Após um suspiro cansado que externava as quase doze horas de trabalho, a médica chefe deu ordens para quem recebessem a mulher, mas deixou claro que ela teria que ficar ali no corredor, pois não haviam vagas na UTI, muito menos nas enfermarias.

Deitada em sua própria maca, ela viu quando os enfermeiros posicionaram a nova mulher ao seu lado e depois foram atender a outro chamado.

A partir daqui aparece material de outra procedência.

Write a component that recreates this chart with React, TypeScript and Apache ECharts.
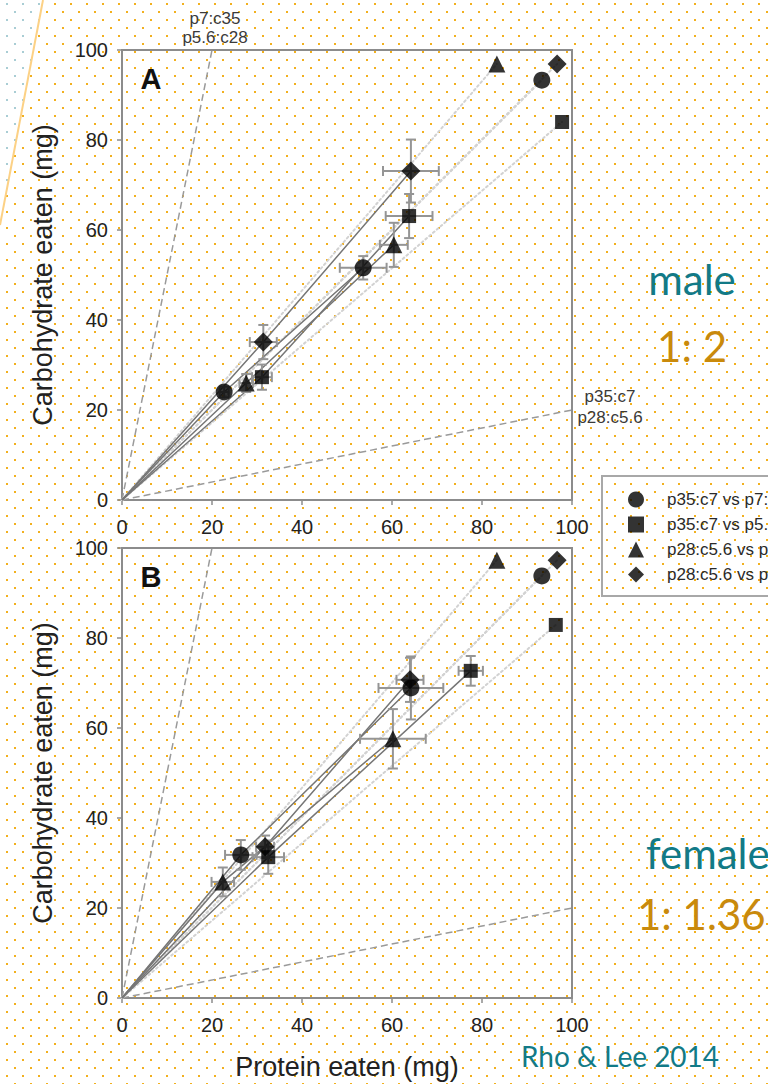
import React, { useEffect, useRef } from "react";
import * as echarts from "echarts";

// ---------- data ----------
const groupNames = [
  "p35:c7 vs p7:c35",
  "p35:c7 vs p5.6:c28",
  "p28:c5.6 vs p7:c35",
  "p28:c5.6 vs p5.6:c28",
];
const groupSymbols = ["circle", "rect", "triangle", "diamond"];
const groupSymbolSizes = [17, 14, 17, 19];

const axisTicks = [0, 20, 40, 60, 80, 100];

// [protein, carbohydrate, protein SE, carbohydrate SE] — first and second time points
const maleCircle = [[22.7, 24.0, 1.0, 1.2], [53.6, 51.6, 5.2, 2.6]];
const maleSquare = [[31.1, 27.3, 2.2, 2.8], [63.8, 63.1, 5.2, 4.9]];
const maleTriangle = [[27.6, 26.0, 1.5, 2.0], [60.4, 56.7, 3.1, 4.9]];
const maleDiamond = [[31.4, 35.1, 3.0, 3.8], [64.2, 73.1, 6.2, 7.0]];

const femaleCircle = [[26.4, 31.8, 3.5, 3.3], [64.2, 68.9, 7.2, 7.0]];
const femaleSquare = [[32.5, 31.3, 3.5, 3.7], [77.5, 72.7, 2.7, 3.3]];
const femaleTriangle = [[22.4, 25.8, 2.5, 3.2], [60.2, 57.6, 7.3, 6.6]];
const femaleDiamond = [[31.8, 33.6, 2.0, 2.5], [64.0, 70.7, 3.0, 4.9]];

// expected intake if eating randomly between the two diets (end points of dotted rails)
const maleExpected = [[93.3, 93.3], [97.8, 84.0], [83.3, 96.9], [96.7, 96.9]];
const femaleExpected = [[93.3, 93.8], [96.4, 82.9], [83.3, 97.3], [96.7, 97.3]];

// diet rails
const railHighCarb = [[0, 0], [20, 100]];
const railHighProtein = [[0, 0], [100, 20]];

const panels = [
  { groups: [maleCircle, maleSquare, maleTriangle, maleDiamond], expected: maleExpected },
  { groups: [femaleCircle, femaleSquare, femaleTriangle, femaleDiamond], expected: femaleExpected },
];

const FONT = '"Liberation Sans", Arial, sans-serif';
const SLIDE_FONT = 'Lato, "Open Sans", sans-serif';

function dotPattern(color: string) {
  const svg = `<svg xmlns='http://www.w3.org/2000/svg' width='16' height='16'><rect x='6' y='3' width='2' height='2' fill='${color}'/><rect x='14' y='11' width='2' height='2' fill='${color}'/></svg>`;
  return `url("data:image/svg+xml;utf8,${encodeURIComponent(svg)}")`;
}

export default function App() {
  const ref = useRef<HTMLDivElement>(null);

  useEffect(() => {
    if (!ref.current) return;
    const chart = echarts.init(ref.current, null, { renderer: "svg" });

    const grids = [
      { left: 122, top: 50, width: 450, height: 450 },
      { left: 122, top: 548, width: 450, height: 450 },
    ];

    const axisCommon = {
      type: "value",
      min: 0,
      max: 100,
      interval: 20,
      splitLine: { show: false },
      axisLine: { show: true, lineStyle: { color: "#8c8c8c", width: 2 } },
      axisTick: { show: true, inside: false, length: 5, lineStyle: { color: "#8c8c8c", width: 1.5 } },
    };

    const xAxis = [0, 1].map((i) => ({
      ...axisCommon,
      gridIndex: i,
      axisLabel: {
        fontSize: 20,
        color: "#222",
        fontFamily: FONT,
        margin: 17,
        formatter: (v: number) => (axisTicks.includes(v) ? String(v) : ""),
      },
      name: i === 1 ? "Protein eaten (mg)" : "",
      nameLocation: "middle",
      nameGap: 55,
      nameTextStyle: { fontSize: 27, color: "#222", fontFamily: FONT },
    }));

    const yAxis = [0, 1].map((i) => ({
      ...axisCommon,
      gridIndex: i,
      axisLabel: { fontSize: 20, color: "#222", fontFamily: FONT, margin: 14 },
      name: "Carbohydrate eaten (mg)",
      nameLocation: "middle",
      nameGap: 66,
      nameTextStyle: { fontSize: 27, color: "#222", fontFamily: FONT },
    }));

    const series: any[] = [];
    panels.forEach((panel, p) => {
      const ax = { xAxisIndex: p, yAxisIndex: p };
      [railHighCarb, railHighProtein].forEach((rail) => {
        series.push({
          type: "line",
          ...ax,
          data: rail,
          showSymbol: false,
          silent: true,
          z: 1,
          lineStyle: { color: "#9a9a9a", width: 1.5, type: [7, 4] },
        });
      });
      panel.expected.forEach((pt) => {
        series.push({
          type: "line",
          ...ax,
          data: [[0, 0], pt],
          showSymbol: false,
          silent: true,
          z: 1,
          lineStyle: { color: "#d2d2d2", width: 2, type: [2, 3], cap: "round" },
        });
      });
      panel.groups.forEach((g) => {
        series.push({
          type: "line",
          ...ax,
          data: [[0, 0], ...g.map((d) => [d[0], d[1]])],
          showSymbol: false,
          silent: true,
          z: 2,
          lineStyle: { color: "#767676", width: 1.5 },
        });
        series.push({
          type: "custom",
          ...ax,
          data: g,
          encode: { x: 0, y: 1 },
          silent: true,
          z: 3,
          renderItem: (params: any, api: any) => {
            const x = api.value(0);
            const y = api.value(1);
            const ex = api.value(2);
            const ey = api.value(3);
            const l = api.coord([x - ex, y]);
            const r = api.coord([x + ex, y]);
            const t = api.coord([x, y + ey]);
            const b = api.coord([x, y - ey]);
            const cap = 5;
            const st = { stroke: "#959595", lineWidth: 2 };
            return {
              type: "group",
              children: [
                { type: "line", shape: { x1: l[0], y1: l[1], x2: r[0], y2: r[1] }, style: st },
                { type: "line", shape: { x1: t[0], y1: t[1], x2: b[0], y2: b[1] }, style: st },
                { type: "line", shape: { x1: l[0], y1: l[1] - cap, x2: l[0], y2: l[1] + cap }, style: st },
                { type: "line", shape: { x1: r[0], y1: r[1] - cap, x2: r[0], y2: r[1] + cap }, style: st },
                { type: "line", shape: { x1: t[0] - cap, y1: t[1], x2: t[0] + cap, y2: t[1] }, style: st },
                { type: "line", shape: { x1: b[0] - cap, y1: b[1], x2: b[0] + cap, y2: b[1] }, style: st },
              ],
            };
          },
        });
      });
      panel.groups.forEach((g, k) => {
        series.push({
          type: "scatter",
          name: groupNames[k],
          ...ax,
          symbol: groupSymbols[k],
          symbolSize: groupSymbolSizes[k],
          itemStyle: { color: "#000" },
          z: 4,
          data: [...g.map((d) => [d[0], d[1]]), panel.expected[k]],
        });
      });
    });

    const txt = (x: number, y: number, text: string, style: any) => ({
      type: "text",
      x,
      y,
      silent: true,
      style: { text, ...style },
    });
    const railLabel = { fontSize: 17, fill: "#3a3a3a", fontFamily: FONT, align: "center", verticalAlign: "middle" };
    const slideBig = { fontSize: 42, fontFamily: SLIDE_FONT, verticalAlign: "alphabetic" };

    chart.setOption({
      animation: false,
      backgroundColor: "transparent",
      grid: grids.map((g) => ({ ...g, show: true, borderColor: "#8c8c8c", borderWidth: 2, backgroundColor: "transparent" })),
      xAxis,
      yAxis,
      legend: {
        orient: "vertical",
        left: 602,
        top: 476,
        data: groupNames,
        itemWidth: 16,
        itemHeight: 16,
        itemGap: 8,
        padding: [15, 10, 13, 26],
        borderColor: "#a8a8a8",
        borderWidth: 2,
        selectedMode: false,
        textStyle: { fontSize: 17, color: "#2a2a2a", fontFamily: FONT, padding: [0, 0, 0, 18] },
      },
      graphic: [
        { type: "line", silent: true, shape: { x1: 43, y1: 0, x2: 0, y2: 225 }, style: { stroke: "#fcd185", lineWidth: 2 } },
        txt(151, 79, "A", { fontSize: 29, fontWeight: "bold", fill: "#111", fontFamily: FONT, align: "center", verticalAlign: "middle" }),
        txt(151, 577, "B", { fontSize: 29, fontWeight: "bold", fill: "#111", fontFamily: FONT, align: "center", verticalAlign: "middle" }),
        txt(215, 18, "p7:c35", railLabel),
        txt(215, 37, "p5.6:c28", railLabel),
        txt(610, 396, "p35:c7", railLabel),
        txt(610, 417, "p28:c5.6", railLabel),
        txt(692, 258, "male", { ...slideBig, fill: "#127a87", align: "center" }),
        txt(692, 325, "1: 2", { ...slideBig, fill: "#c98a0c", align: "center" }),
        txt(646, 832, "female", { ...slideBig, fill: "#127a87", align: "left" }),
        txt(637, 893, "1: 1.36", { ...slideBig, fill: "#c98a0c", align: "left" }),
        txt(620, 1056, "Rho & Lee 2014", { fontSize: 28, fontFamily: SLIDE_FONT, fill: "#127a87", align: "center", verticalAlign: "middle" }),
      ],
      series,
    });

    return () => chart.dispose();
  }, []);

  return (
    <div
      style={{
        position: "absolute",
        left: 0,
        top: 0,
        width: 768,
        height: 1084,
        overflow: "hidden",
        backgroundColor: "#fff",
        backgroundImage: dotPattern("#f2b01e"),
      }}
    >
      <div
        style={{
          position: "absolute",
          left: 0,
          top: 0,
          width: 768,
          height: 1084,
          backgroundColor: "#fff",
          backgroundImage: dotPattern("#a9cdd4"),
          clipPath: "polygon(0px 0px, 43px 0px, 0px 225px)",
        }}
      />
      <div ref={ref} style={{ position: "absolute", left: 0, top: 0, width: 768, height: 1084 }} />
    </div>
  );
}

A mulher respirava fracamente, parecendo frágil e pequena. Imaginou se ela também teria aquela aparência. Havia uma pulseira no pulso em que identificaram a mulher como Ana. Aquele também era o seu nome, pensou, embora a sua pulseira não tivesse nenhuma identificação. Outrora, também a chamavam de Ana.

Ficou observando a outra, numa tentativa de ignorar o caos que se desenrolava ao seu lado, até que viu a mulher abrir os olhos fracamente. Os olhos vaguearam pelo corredor e depois se fixaram nela. Havia desespero naquele olhar, mas também havia reconhecimento.

Há muito Ana sabia que não a olhavam daquela forma. Há muito que não a enxergavam sequer com um ser humano. Viver nas ruas implicava, muitas vezes, abdicar de se sentir parte da sociedade.

Com um leve aceno de cabeça ela quis transmitir para a outra uma mensagem de apoio. Porque, no fim, elas eram iguais e estava muito difícil encontrar coisas boas naqueles tempos.